Der Track und sein Statement stehen damals wie heute für die Selbstbestimmung weiblicher Körper im Reggaeton. 2019 veröffentlichte Ivy Queen den Song erneut, dieses Mal von einem all-female Studio-Team aufgenommen und produziert.
Nach „La Diva“ veröffentlichte Ivy Queen sieben weitere Alben, davon das bisher letzte 2019. Auf allen ist sie und ihrem Sound immer treu geblieben und schafft es wie keine zweite, ihre dunkle Stimme und ihren harten Flow mit einem hyperfemininen Auftritt zusammenzubringen. Die Queen ist auch weiterhin stets gefragt und kollaboriert mit allen großen alten und neuen Artists des Genres. Darunter fällt auch der derzeit erfolgreichste Reggaeton-Künstler Bad Bunny, der laut Selbstaussage großer Ivy Queen-Fan ist und sie zu einem Remix seines Songs „Yo perreo sola“ einlud.

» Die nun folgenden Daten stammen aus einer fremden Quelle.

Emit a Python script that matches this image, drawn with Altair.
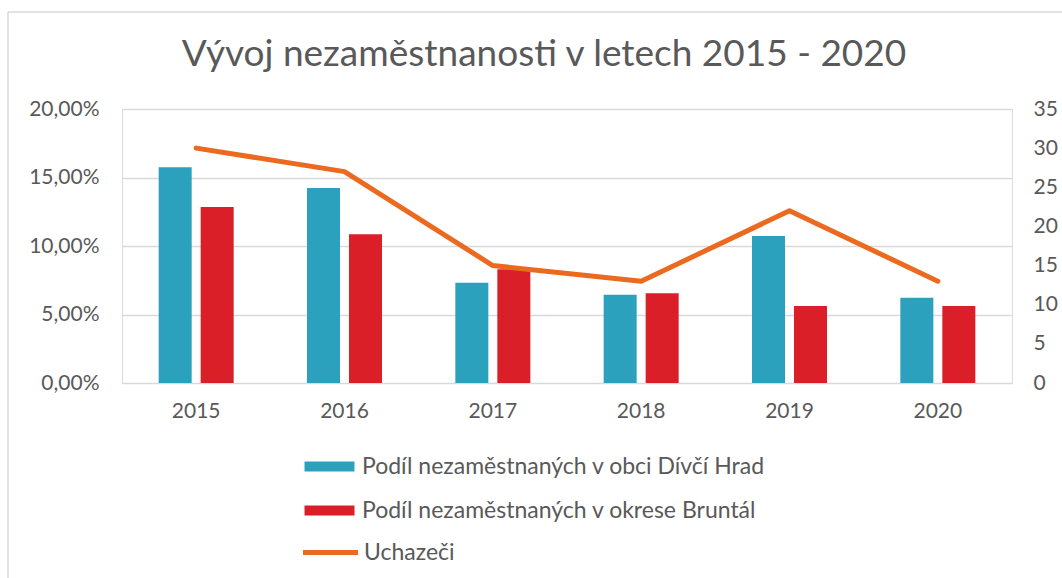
import altair as alt
import pandas as pd

years = ["2015", "2016", "2017", "2018", "2019", "2020"]
divci_hrad = [15.75, 14.23, 7.32, 6.45, 10.73, 6.23]   # %
bruntal = [12.85, 10.85, 8.30, 6.55, 5.62, 5.62]       # %
uchazeci = [30, 27, 15, 13, 22, 13]

s1 = "Podíl nezaměstnaných v obci Dívčí Hrad"
s2 = "Podíl nezaměstnaných v okrese Bruntál"
s3 = "Uchazeči"

bars_df = pd.DataFrame({
    "year": years * 2,
    "series": [s1] * len(years) + [s2] * len(years),
    "value": [v / 100 for v in divci_hrad] + [v / 100 for v in bruntal],
})
line_df = pd.DataFrame({"year": years, "series": [s3] * len(years), "count": uchazeci})

FONT = "Lato"
TXT = "#595959"
GRID = "#D9D9D9"

x_enc = alt.X("year:N", sort=years, title=None,
              scale=alt.Scale(paddingInner=0, paddingOuter=0),
              axis=alt.Axis(domain=False, ticks=False, labelAngle=0, labelPadding=17,
                            labelFontSize=21, labelColor=TXT, labelFont=FONT))

bars = alt.Chart(bars_df).mark_bar().encode(
    x=x_enc,
    xOffset=alt.XOffset("series:N", sort=[s1, s2],
                        scale=alt.Scale(paddingInner=0.214, paddingOuter=0.873)),
    y=alt.Y("value:Q", title=None,
            scale=alt.Scale(domain=[0, 0.2], nice=False),
            axis=alt.Axis(orient="left", values=[0, 0.05, 0.1, 0.15, 0.2],
                          labelExpr="replace(format(datum.value, '.2%'), '.', ',')",
                          domain=False, ticks=False, grid=True, gridColor=GRID, gridWidth=1.5,
                          labelPadding=23, labelFontSize=21, labelColor=TXT, labelFont=FONT)),
    color=alt.Color("series:N", sort=[s1, s2],
                    scale=alt.Scale(domain=[s1, s2], range=["#2CA1BE", "#DA1F28"]),
                    legend=alt.Legend(title=None, orient="none", legendX=196, legendY=346,
                                      direction="vertical",
                                      symbolType="M-2.5,-0.5H2.5V0.5H-2.5Z", symbolSize=400,
                                      symbolStrokeWidth=0, labelOffset=21, rowPadding=20,
                                      labelFontSize=23, labelColor=TXT, labelFont=FONT,
                                      labelLimit=0, padding=0)),
)

line = alt.Chart(line_df).mark_line(strokeWidth=5, strokeCap="round", strokeJoin="round").encode(
    x=alt.X("year:N", sort=years),
    y=alt.Y("count:Q", title=None,
            scale=alt.Scale(domain=[0, 35], nice=False),
            axis=alt.Axis(orient="right", values=[0, 5, 10, 15, 20, 25, 30, 35],
                          domain=False, ticks=False, grid=False,
                          labelPadding=21, labelFontSize=21, labelColor=TXT, labelFont=FONT)),
    stroke=alt.Stroke("series:N",
                      scale=alt.Scale(domain=[s3], range=["#EB6A1F"]),
                      legend=alt.Legend(title=None, orient="none", legendX=196, legendY=431,
                                        symbolType="M-2.75,0H2.75", symbolSize=400,
                                        symbolStrokeWidth=5, labelOffset=21,
                                        labelFontSize=23, labelColor=TXT, labelFont=FONT,
                                        labelLimit=0, padding=0)),
)

frame_df = pd.DataFrame({"k": [0]})
frame_left = alt.Chart(frame_df).mark_rule(color=GRID, strokeWidth=1.5).encode(
    x=alt.value(-114), y=alt.value(-97), y2=alt.value(480))
frame_top = alt.Chart(frame_df).mark_rule(color=GRID, strokeWidth=1.5).encode(
    x=alt.value(-114), x2=alt.value(960), y=alt.value(-97))

chart = alt.layer(frame_left, frame_top, bars, line).resolve_scale(
    y="independent"
).properties(
    width=890, height=274,
    title=alt.TitleParams(text="Vývoj nezaměstnanosti v letech 2015 - 2020",
                          fontSize=37, font=FONT, color=TXT, fontWeight="normal",
                          offset=-63, dx=-23, anchor="middle", frame="group"),
    autosize=alt.AutoSizeParams(type="none"),
    padding={"left": 122, "top": 109, "right": 50, "bottom": 195},
).configure_view(stroke=None).configure(background="white")

chart.save("out.html", embed_options={"renderer": "svg", "actions": False})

Ivy Queen ist neben ihrer Musik noch vieles mehr: Producerin, Komponistin und Schauspielerin und bis vor kurzem auch Podcast-Host. Im englischsprachigen Spotify-Podcast „Loud“ geht sie der Geschichte des Reggaeton. Dabei lässt sich das Format gar nicht erst auf den alten Streit ein, wo in Lateinamerika nun Reggaeton entstanden sei, sondern spürt der komplexen Geschichte seiner Entstehung nach: zwischen Migrationsbewegungen und Diaspora, zwischen Jamaika, dem Panama-Kanal, New York und letztendlich Puerto Rico, als Mischung verschiedener afro-karibischer Stile. In all seinen Phasen ist das heute populäre Genre zuallererst Ausdruck junger Schwarzer und Latinx-Personen gewesen, und wer, wenn nicht die Königin selbst, sollte uns diese facettenreiche Geschichte erzählen?